Koalition will die Kinderbetreuung massiv ausbauen

„Zurzeit“ ist gut – dieser Zustand wird sich noch verschärfen. Denn die Bundesregierung will in den kommenden vier Jahren die Kinderbetreuung massiv ausbauen, was ja auch richtig ist. Doch ist bisher scheinbar niemandem aufgefallen, dass man dafür ausgebildete, motivierte Erzieherinnen und Erzieher in ausreichender Zahl benötigt. Schon jetzt reisen einzelne Kita-Träger durch das Land und gerne auch durch andere Bundesländer, um Erzieher gleich an den Schulen anzuwerben, ähnlich wie die Kultusminister um Lehrer buhlen.  

Eigentlich könnte man jungen Leuten also nur raten, diesen Beruf zu ergreifen – wenn er nicht so schlecht bezahlt wäre.

Wussten Sie, dass die Kita-Betreuerin Ihrer Kinder wahrscheinlich mit weniger Geld nach Hause geht als Ihre Putzfrau? Trotz einer mindestens zweijährigen Ausbildung, trotz eines Jobs, der maximalen Einsatz, größte Nervenstärke, Kreativität, Musikalität und nicht endende Geduld voraussetzt?

Kinder einer Charlottenburger Quelle: dpa/dpaweb

Eine 50-jährige Erzieherin verdient nach 25 Berufsjahren in einer öffentlichen Kita der Stadt Berlin bei voller Stundenzahl rund 2400 Euro brutto – das sind, bei Steuerklasse IV, nicht einmal 1400 Euro netto, bei der Hausfrauen-Ruhighalte-Steuerklasse V etwa 1080 Euro.
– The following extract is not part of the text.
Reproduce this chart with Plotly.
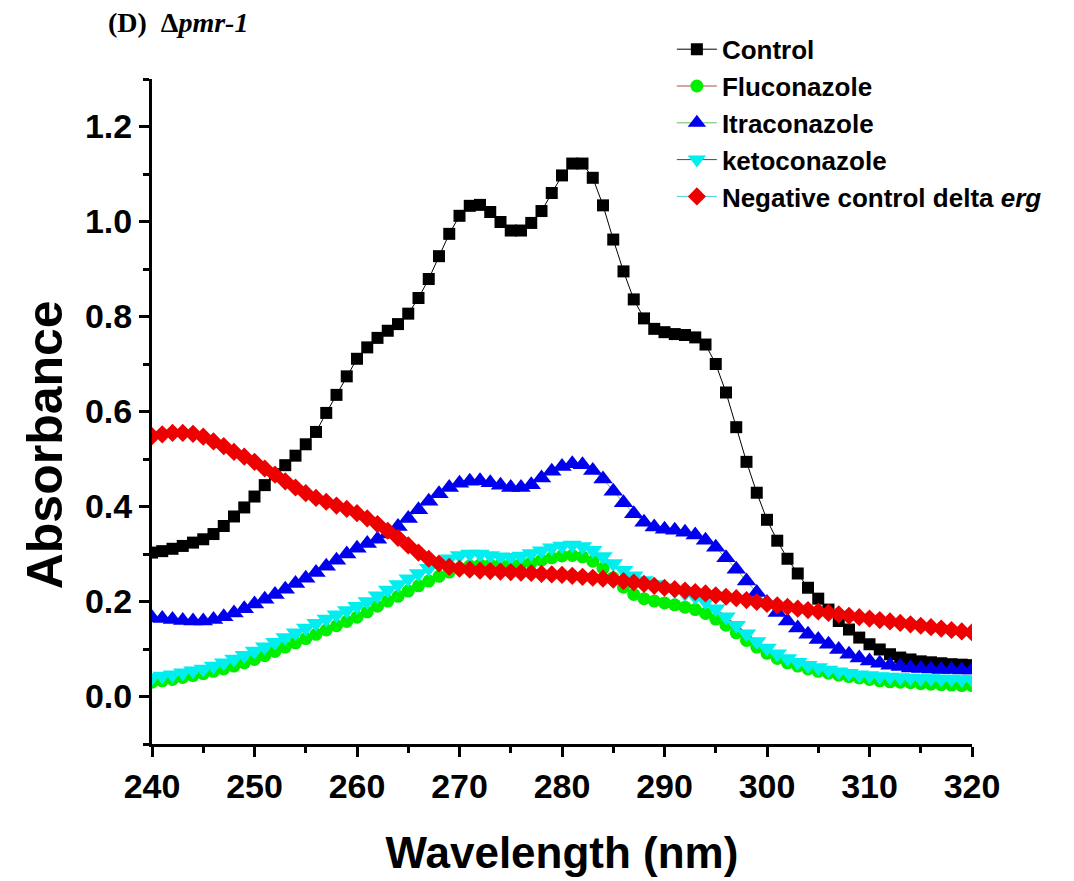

Berufseinsteiger bringen es kaum auf 1000 Euro netto, für eine Vollzeitstelle. Unterm Strich macht das weniger als sieben Euro pro Stunde – für dieses Geld finden Sie keine Putzhilfe.

Und schon gar nicht die Super-Nanny, die Ihren Kindern nicht nur Liebe und Geduld entgegen - sondern auch noch Englisch beibringen soll, sich mit Gender-Mainstreaming auseinandergesetzt und möglichst ein paar Semester Pädagogik studiert hat.

Kita kostet zwar Geld - rechnet sich aber

Längst gilt es als Binsenweisheit, dass Bildung umso mehr bringt, je früher sie einsetzt. Eine gute Kita mit früher individueller Förderung, mit motivierten und nicht überlasteten Erziehern kostet zwar Geld, doch langfristig kommt sie die Allgemeinheit jedoch viel billiger zu stehen als die Folgen von verpfuschter Frühförderung: mangelnde Deutschkenntnisse, abgebrochene Hauptschulkarrieren, teure Auffangprogramme für Jugendliche ohne Lehrstelle oder gar Langzeitarbeitslosigkeit.

Entweder werten wir den Erzieher-Beruf also endlich auf und bezahlen ihn angemessen. Oder wir hoffen auf den Markt: Sinkendes Angebot von Arbeit bei steigender Nachfrage müsste zu höheren Preisen (Löhnen) führen, ganz von selbst.